Undoubtedly, issues such as ‘cracked trials’ caused large delays and unnecessary expenditure within the criminal justice system and could not be allowed to continue to waste the time of an already exceptionally busy system. However, the legislative and procedural answer to these issues has been to encourage early pleas by offering the highest sentence discounts in return. This procedure gives to little time to the procedure system to gather effective evidence; as a result a degree of coercion provides an effective prosecutorial shortcut.
The government reform of legal aid in the Legal Aid, Sentencing and Punishment of Offenders Act 2012, embodies this trend to save money and increase efficiency at the behest of poorest defendants. As a result our toxic cocktail is complete, a combination of a system which exposes the accused to coercive offers, the absence of a concerned and informed legal representative (or presence of an unconcerned legal representative) and the drive of policy goals to achieve high conviction rates, thrusts an isolated individual into a system with which they may have little or no experience and which is under pressure to find them guilty. Though the European Convention on Human Rights Article 6 is never made officially unavailable by these reforms, the risk is that the accused may be persuaded by offers that are to good to refuse out of ever exercising the right to a fair and public hearing within a reasonable time by an independent and impartial tribunal established by law.
Indeed, many may shrug this off as an unwarranted concern, stating that surely only those who are actually guilty will plead guilty and that it is a basic requirement of English and Welsh criminal procedure that any guilty plea must be freely and voluntarily entered into, however this may not always be the case and a failure to acknowledge the risk of those who are innocent pleading guilty due to coercion is unacceptable.
The explicit exchange of reductions in charge for a plea of guilty, makes one alternative (the guilty plea) preferable to the other (trial) by guilty plea incentives. The offer of a sentence discount can be generally highly coercive. The Sentencing Council’s Crown Court Sentencing Survey found during 2011 that where a guilty plea was made, 74 per cent of offenders pleaded guilty either before or at the Plea and Case Management Hearing.
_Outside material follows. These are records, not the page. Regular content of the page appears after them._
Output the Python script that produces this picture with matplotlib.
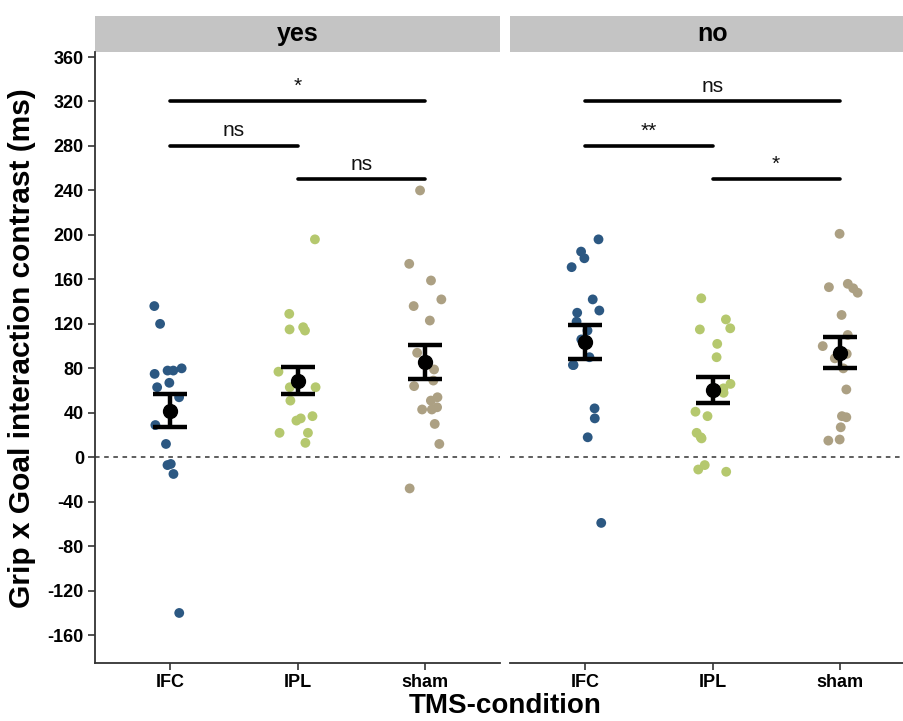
import numpy as np
import matplotlib
matplotlib.use("Agg")
import matplotlib.pyplot as plt
from matplotlib.patches import Rectangle

plt.rcParams['font.family'] = ['Liberation Sans', 'DejaVu Sans']

# data
conditions = ["IFC", "IPL", "sham"]
panels = ["yes", "no"]

yes_IFC = [136, 120, 80, 78, 75, 78, 67, 63, 54, 29, 12, -6, -7, -15, -140]
yes_IPL = [196, 129, 117, 114, 115, 77, 63, 63, 51, 37, 35, 33, 22, 22, 13]
yes_sham = [240, 174, 159, 142, 136, 123, 94, 79, 69, 64, 54, 51, 43, 45, 43, 30, 12, -28]
no_IFC = [196, 185, 179, 171, 142, 130, 132, 122, 114, 106, 90, 83, 83, 44, 35, 18, -59]
no_IPL = [143, 124, 115, 116, 102, 90, 66, 62, 58, 41, 37, 22, 18, 17, -13, -11, -7]
no_sham = [201, 152, 148, 156, 153, 128, 110, 100, 93, 89, 80, 61, 36, 27, 37, 15, 16]

yes_mean = [42, 69, 85.5]
yes_se = [14.5, 12, 15.5]
no_mean = [103.5, 60.5, 94]
no_se = [15.5, 11.5, 14]

bracket_from = ["IFC", "IFC", "IPL"]
bracket_to = ["sham", "IPL", "sham"]
bracket_y = [320, 280, 250]
yes_labels = ["*", "ns", "ns"]
no_labels = ["ns", "**", "*"]

yticks = np.arange(-160, 361, 40)

colors = ["#2c5882", "#b5c86e", "#aca083"]

panel_points = {"yes": [yes_IFC, yes_IPL, yes_sham], "no": [no_IFC, no_IPL, no_sham]}
panel_mean = {"yes": yes_mean, "no": no_mean}
panel_se = {"yes": yes_se, "no": no_se}
panel_labels = {"yes": yes_labels, "no": no_labels}

W, H = 904, 721
fig = plt.figure(figsize=(W / 100, H / 100), dpi=100)

top, bottom = 52, 663
rng = np.random.default_rng(3)
lefts = [95, 510]

for p, name in enumerate(panels):
    ax = fig.add_axes([lefts[p] / W, 1 - bottom / H, 405 / W, (bottom - top) / H])
    xpos = np.arange(len(conditions))

    ax.axhline(0, color="#333333", linestyle=(0, (3, 3)), linewidth=1.1, zorder=1)

    for i, vals in enumerate(panel_points[name]):
        jit = rng.uniform(-0.15, 0.15, len(vals))
        ax.scatter(xpos[i] + jit, vals, s=50, color=colors[i], edgecolors="none", zorder=2)

    ax.errorbar(xpos, panel_mean[name], yerr=panel_se[name], fmt="o", color="black",
                markersize=10, elinewidth=3.2, capsize=12, capthick=3.2, zorder=4)

    for a, b, y, lab in zip(bracket_from, bracket_to, bracket_y, panel_labels[name]):
        x0 = conditions.index(a)
        x1 = conditions.index(b)
        ax.plot([x0, x1], [y, y], color="black", linewidth=2.6, solid_capstyle="round", zorder=3)
        ax.text((x0 + x1) / 2, y + 5, lab, ha="center", va="bottom", fontsize=15, color="#111111")

    ax.set_xlim(-0.59, 2.59)
    ax.set_ylim(-185, 364.5)
    ax.set_xticks(xpos)
    ax.set_xticklabels(conditions, fontsize=13, fontweight="bold")
    ax.set_yticks(yticks)

    for s in ["top", "right"]:
        ax.spines[s].set_visible(False)
    ax.spines["bottom"].set_color("#333333")
    ax.spines["bottom"].set_linewidth(1.3)
    ax.tick_params(axis="x", length=5, width=1.2, color="#333333", pad=3)

    if p == 0:
        ax.spines["left"].set_color("#333333")
        ax.spines["left"].set_linewidth(1.3)
        ax.set_yticklabels([str(t) for t in yticks], fontsize=13, fontweight="bold")
        ax.tick_params(axis="y", length=5, width=1.2, color="#333333", pad=3)
    else:
        ax.spines["left"].set_visible(False)
        ax.tick_params(axis="y", left=False, labelleft=False)

    # facet strip
    strip_h = 36 / (bottom - top)
    ax.add_patch(Rectangle((0, 1), 1, strip_h, transform=ax.transAxes, facecolor="#c4c4c4",
                           edgecolor="none", clip_on=False))
    ax.text(0.5, 1 + strip_h / 2, name, transform=ax.transAxes, ha="center", va="center",
            fontsize=18, fontweight="bold")

fig.text(505 / W, 1 - 706 / H, "TMS-condition", ha="center", va="center", fontsize=20, fontweight="bold")
fig.text(22 / W, 1 - 348 / H, "Grip x Goal interaction contrast (ms)", ha="center", va="center",
         rotation=90, fontsize=21.5, fontweight="bold")

fig.savefig("out.png", dpi=100)
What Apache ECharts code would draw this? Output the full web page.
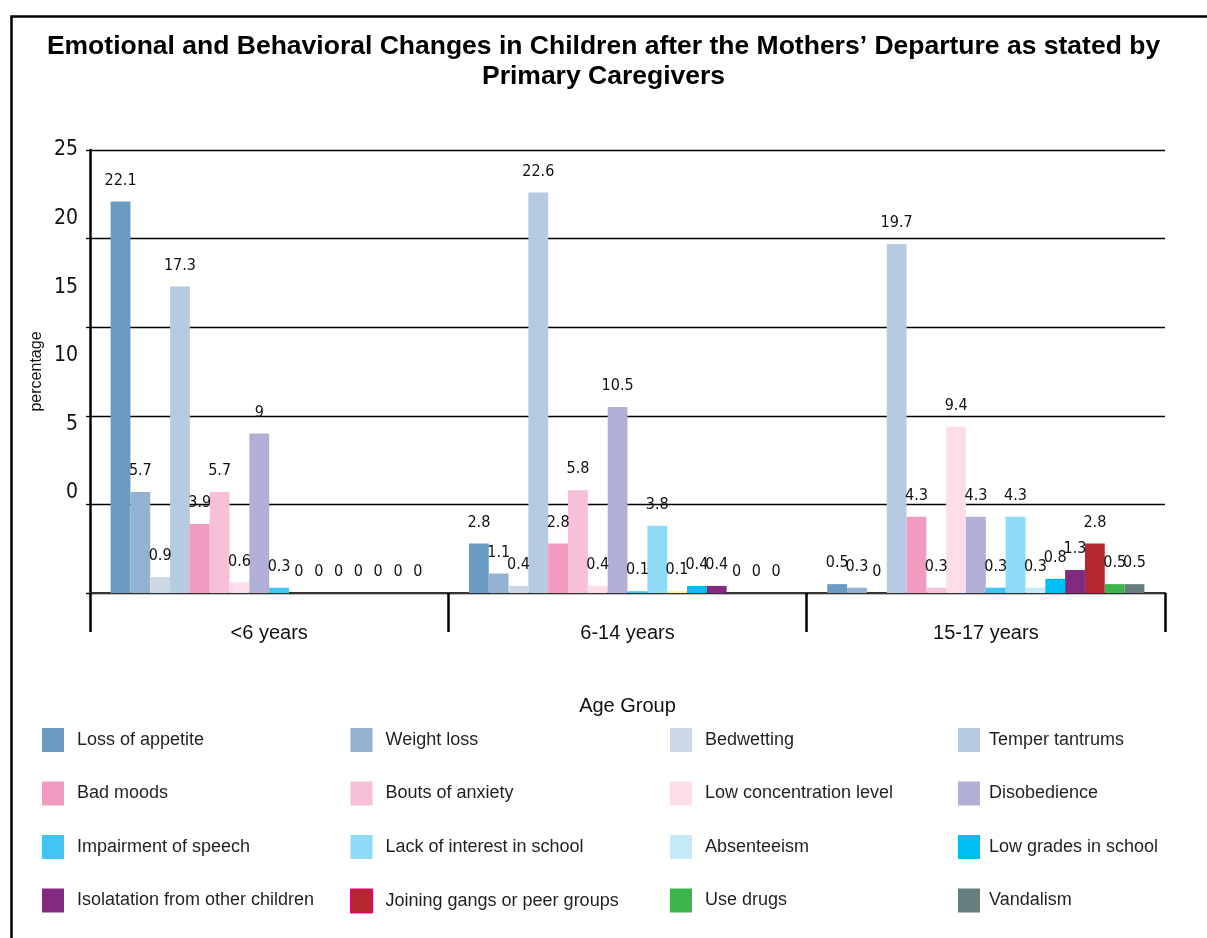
<!DOCTYPE html>
<html>
<head>
<meta charset="utf-8">
<script src="https://cdn.jsdelivr.net/npm/echarts@6/dist/echarts.min.js"></script>
<style>
html,body{margin:0;padding:0;background:#fff;}
#main{width:1207px;height:938px;}
</style>
</head>
<body>
<div id="main"></div>
<script>
const categories = ['<6 years', '6-14 years', '15-17 years'];
const seriesNames = [
  'Loss of appetite', 'Weight loss', 'Bedwetting', 'Temper tantrums',
  'Bad moods', 'Bouts of anxiety', 'Low concentration level', 'Disobedience',
  'Impairment of speech', 'Lack of interest in school', 'Absenteeism', 'Low grades in school',
  'Isolatation from other children', 'Joining gangs or peer groups', 'Use drugs', 'Vandalism'
];
const lossOfAppetite = [22.1, 2.8, 0.5];
const weightLoss = [5.7, 1.1, 0.3];
const bedwetting = [0.9, 0.4, 0];
const temperTantrums = [17.3, 22.6, 19.7];
const badMoods = [3.9, 2.8, 4.3];
const boutsOfAnxiety = [5.7, 5.8, 0.3];
const lowConcentration = [0.6, 0.4, 9.4];
const disobedience = [9, 10.5, 4.3];
const impairmentOfSpeech = [0.3, 0.1, 0.3];
const lackOfInterest = [0, 3.8, 4.3];
const absenteeism = [0, 0.1, 0.3];
const lowGrades = [0, 0.4, 0.8];
const isolation = [0, 0.4, 1.3];
const joiningGangs = [0, 0, 2.8];
const useDrugs = [0, 0, 0.5];
const vandalism = [0, 0, 0.5];
const yTickLabels = [0, 5, 10, 15, 20, 25];

const seriesValues = [lossOfAppetite, weightLoss, bedwetting, temperTantrums, badMoods, boutsOfAnxiety,
  lowConcentration, disobedience, impairmentOfSpeech, lackOfInterest, absenteeism, lowGrades,
  isolation, joiningGangs, useDrugs, vandalism];
const colors = ['#6a9bc3', '#93b1d0', '#ccd8e6', '#b6cae1', '#f39ac1', '#f7c0d9', '#fcdde9', '#b3b0d7',
  '#40c6f1', '#8fdaf6', '#c6e9f8', '#00bff2', '#812a7f', '#b7272f', '#3bb54a', '#667f7e'];

const narrow = "'DejaVu Sans Condensed', 'Liberation Sans Narrow', 'Liberation Sans', sans-serif";
const sans = "'Liberation Sans', Arial, sans-serif";

const series = seriesNames.map((name, i) => ({
  name: name,
  type: 'bar',
  yAxisIndex: 0,
  barGap: '0%',
  barCategoryGap: '11.5%',
  itemStyle: { color: colors[i] },
  label: {
    show: true, position: 'top', distance: 13,
    fontFamily: narrow, fontSize: 16, color: '#111'
  },
  data: seriesValues[i].map((v, j) => (name === 'Absenteeism' && j === 1)
    ? { value: v, itemStyle: { color: '#fff48f' } } : v)
}));

const colX = [42, 350, 670, 958];
const legends = colX.map((x, c) => ({
  orient: 'vertical',
  left: x, top: 728,
  padding: 0,
  itemWidth: 22, itemHeight: 24, itemGap: 29.5,
  icon: 'rect',
  selectedMode: false,
  textStyle: { fontFamily: sans, fontSize: 18, color: '#231f20', padding: [0, 0, 0, c === 3 ? 4 : 8] },
  data: [0, 1, 2, 3].map(r => {
    const n = seriesNames[r * 4 + c];
    return n === 'Joining gangs or peer groups'
      ? { name: n, itemStyle: { borderColor: '#e4007f', borderWidth: 1 } } : { name: n };
  })
}));

const chart = echarts.init(document.getElementById('main'), null, { renderer: 'canvas' });
chart.setOption({
  backgroundColor: '#fff',
  animation: false,
  title: {
    text: 'Emotional and Behavioral Changes in Children after the Mothers’ Departure as stated by\nPrimary Caregivers',
    left: 'center', top: 27,
    padding: [5, 5, 5, 25],
    textStyle: { fontFamily: sans, fontWeight: 'bold', fontSize: 26.5, lineHeight: 30, color: '#000' }
  },
  graphic: [{
    type: 'rect', left: 9, top: 14, silent: true,
    shape: { width: 1300, height: 1000 },
    style: { fill: 'none', stroke: '#000', lineWidth: 2.5 }
  }],
  legend: legends,
  grid: { left: 90, right: 42, top: 150, bottom: 345, containLabel: false },
  xAxis: {
    type: 'category',
    data: categories,
    name: 'Age Group',
    nameLocation: 'middle',
    nameGap: 103,
    nameTextStyle: { fontFamily: sans, fontSize: 20, color: '#111' },
    axisLine: { show: true, lineStyle: { color: '#333', width: 2 } },
    axisTick: { show: true, length: 39, interval: 0, lineStyle: { color: '#000', width: 2.5 } },
    axisLabel: { fontFamily: sans, fontSize: 20, color: '#111', margin: 30, interval: 0 }
  },
  yAxis: [{
    type: 'value',
    min: 0, max: 25, interval: 5,
    name: 'percentage',
    nameLocation: 'middle',
    nameGap: 45,
    nameRotate: 90,
    nameTextStyle: { fontFamily: sans, fontSize: 16, color: '#111' },
    axisLine: { show: true, lineStyle: { color: '#000', width: 2.5 } },
    axisTick: { show: true, length: 4, lineStyle: { color: '#000', width: 1.3 } },
    axisLabel: { show: false },
    splitLine: { show: true, lineStyle: { color: '#000', width: 1.3 } }
  }, {
    type: 'value',
    position: 'left',
    min: -7.3, max: 25,
    axisLine: { show: false },
    axisTick: { show: false },
    splitLine: { show: false },
    axisLabel: {
      customValues: yTickLabels,
      fontFamily: narrow, fontSize: 21, color: '#111', margin: 12
    }
  }],
  series: series
});
</script>
</body>
</html>
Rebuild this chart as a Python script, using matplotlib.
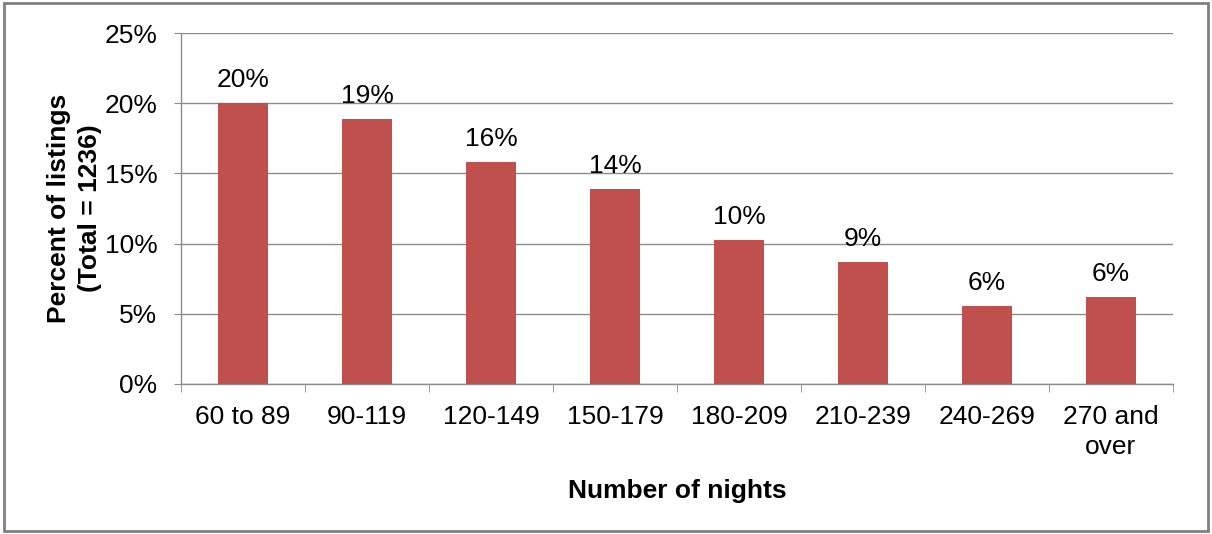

The Time Internal Survey carried out in each of the magistrates’ courts in England and Wales records 44% of 23,371 defendants pleaded guilty at first hearing in 2010. The early nature of these pleas points to significant coercive effect that the guilty plea sentence reduction has on accused and defendants.
Now consider the study carried out by Zander and Henderson which concluded, 10% of those who plead guilt in the Crown Court claim to be innocent. In a similar number of cases the Crown Prosecution Service believe there would be reasonable chance of acquittal and that in around half of these cases, 1400 each year, the barrister believes these claims of innocence. These results point towards sentence reduction strongly encouraging the innocent to plead guilty. The accused is coerced out of taking the risk of exercising their article 6 rights, which for an accused who has no access to immediate, reassuring and informed legal advice, appears highly intimidating and intrinsically risky.
It should also be noted that those who depend upon legal aid will be the poorer members of society, a further link may then be established stating that these members of our society are more likely to have lower educational achievement (a factor made all the more possible given the increase in university fees) and as such not be as able to research and understand the role and purpose of a criminal trial as effectively as a legal representative and so the threat of the unknown and even the fear of having to face the procedure of trial alone may only add to the coercion to plead guilty.
Blumberg notes that ‘jury trial is an undesirable alternative, the threat of it … is thus one of the most powerful prosecutorial tools to reduce a defendant’s resistance’. Let us be clear, it is not the freedom of the defendant to rational thought and to the exercise of their rights which sentence reduction in return for a guilty plea removes, in fact it plays on this very rational freedom by tipping the scales of consequential decision making undoubtedly in favor of a guilty plea. Without good legal representation there is little chance of the accused gaining sound legal advice and being able to appreciate the opportunity that article 6 provides. Instead pleading guilty often appears to be the more desirable, easiest, if not safest, option.